The combined output is a lot more legible. I’d want to make sure its a real comparison (the big thing is config can have lots of individual items that are different.)

Hi,

is there any reason to use the “-extra” suffix?

Best,

Hey @freyes - my reasoning was that if it was just

bundle:
- [kubernetes-master:kube-api-endpoint kubeapi-load-balancer:apiserver]
- [etcd:certificates easyrsa:client]
model:
- [flannel:etcd etcd:db]

…it wouldn’t be obvious whether those relations were missing from the bundle/model or unexpectedly present. What do you think?

(That said, bundle-extra and model-extra are definitely clunky - I’d welcome other options.)

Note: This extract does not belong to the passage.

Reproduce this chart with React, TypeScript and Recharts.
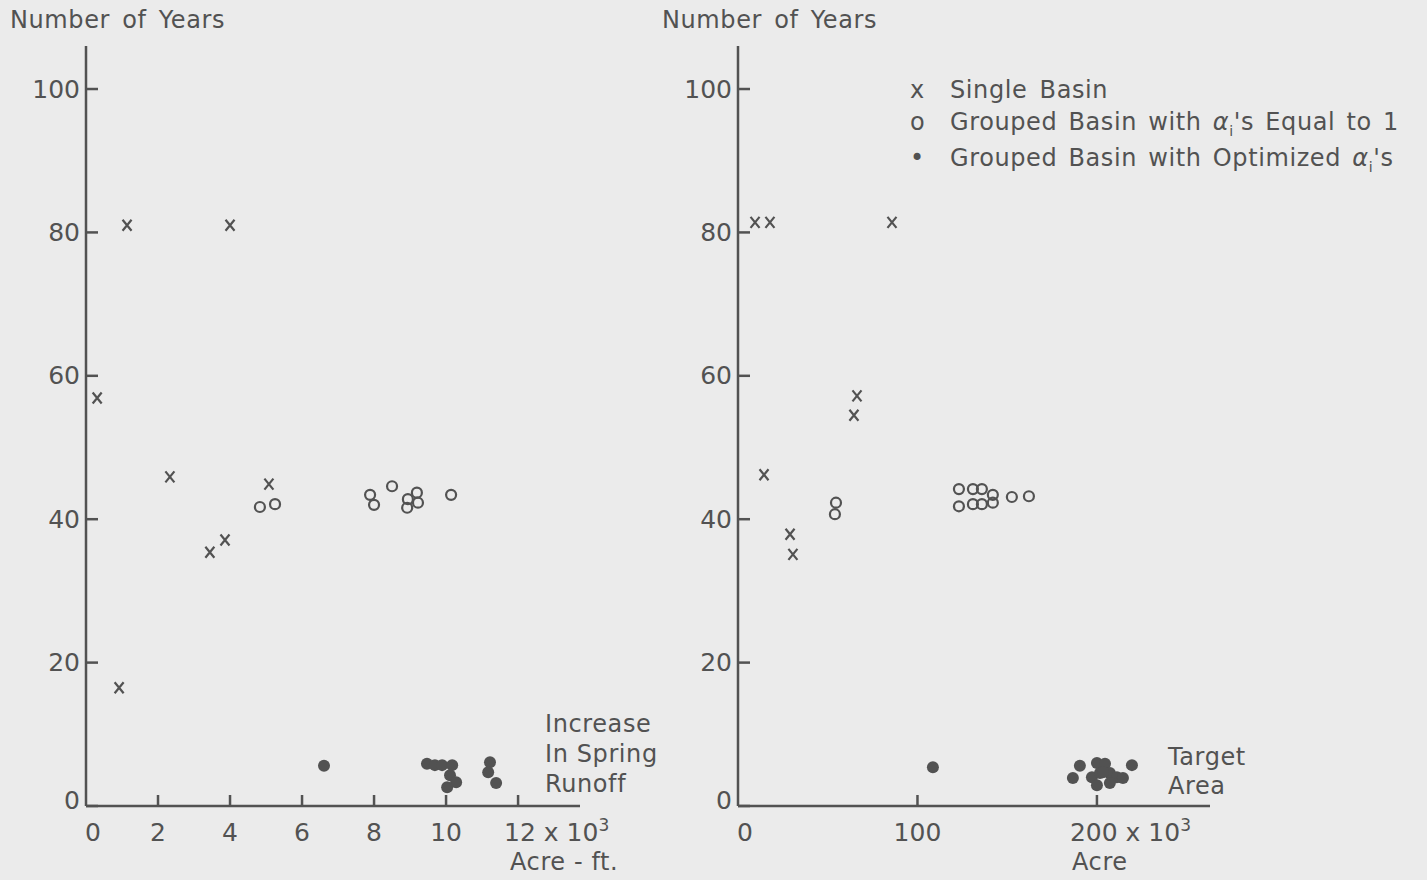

In the diff command you have that the first argument is the base you are comparing with, it seems diff-bundle doesn’t use that approach, if it does, then everything should be informed in terms of “this missing from the bundle” and “this is extra in the bundle”, the model would be the source of truth, I believe this would make things easier to communicate to the user

$ juju diff-bundle foo.yaml --overlay bar.yaml
....
relations:
  deleted:  // these are present in the model, but missing from the bundle, in a "diff -u" output they would be prefixed with a minus (-) sign
    - [kubernetes-master:kube-api-endpoint kubeapi-load-balancer:apiserver]
    - [etcd:certificates easyrsa:client]
  inserted: // relations that were inserted/added to the bundle haven't made it to the model yet,  in a "diff -u" output they would be prefixed with a plus (+) sign
    - [flannel:etcd etcd:db]

Here I’m using deleted and inserted in an attempt to use the same verbs used in the diff’s documentation, but I don’t have an strong opinion about using them or not, I understand a user could get worried reading “deleted” (e.g. “where those relations deleted!?”)

https://www.gnu.org/software/diffutils/manual/diffutils.html#Comparison

We don’t need to specify the model because diff-bundle will work as a model command. By default it will operate against the current model although that can be changed using the --model option.

My intuitive feeling was that juju diff-bundle bundle.yaml would conceptually work like diff bundle.yaml model. So the bundle would be the starting point/source of truth, and differences would be represented as changes to the model. This is consistent with deploying a bundle - the bundle is adding applications into the model, so the model is missing them.

Ohhh, I think I just clicked why you would have the sense the other way - if someone’s working on the bundle, then they’ve added that relation to the bundle since they deployed it to the model. It kind of comes down to whether someone is editing the bundle or “editing” the model using juju relate or other commands.

This seems similar to a Necker cube illusion. I’d rather sidestep it and come up with a label that doesn’t assume one perspective, because it’s likely to confuse users taking the other perspective.

Does that make sense?

:slight_smile: yes, you are correct.

Which side is the source of truth will depend on what the user wants to know. I’ve heard people interested in having a way to detect if someone on the side has done changes to the environment and left their bundle out of sync, while in a CI/CD environment the user would like to know what will be changed when they run juju deploy my-bundle.yaml. So now I’m wondering if “diff-bundle” is a good name, because what this will be printing is some kind of execution plan if the user decides to run juju deploy.

while in a CI/CD environment the user would like to know what will be changed when they run juju deploy my-bundle.yaml

One concern here is that bundle deploy has a dry-run mode in order to help provide details on what would be done currently. I agree it feels very diff-like but I also am hesitant to get into the “you can do it via x, or y, or …”

Yeah, I agree with @rick_h here. That question of “what will happen if I deploy (or redeploy) this bundle to this model?” is supposed to be answered by juju deploy bundle --dry-run.

diff-bundle is more general than deploy - as well as showing what’s missing from the model (or new in the bundle ;), it will show what’s in the model that isn’t in the bundle, as well as config changes.

I agree with both of you, but I don’t have a good suggestion this time.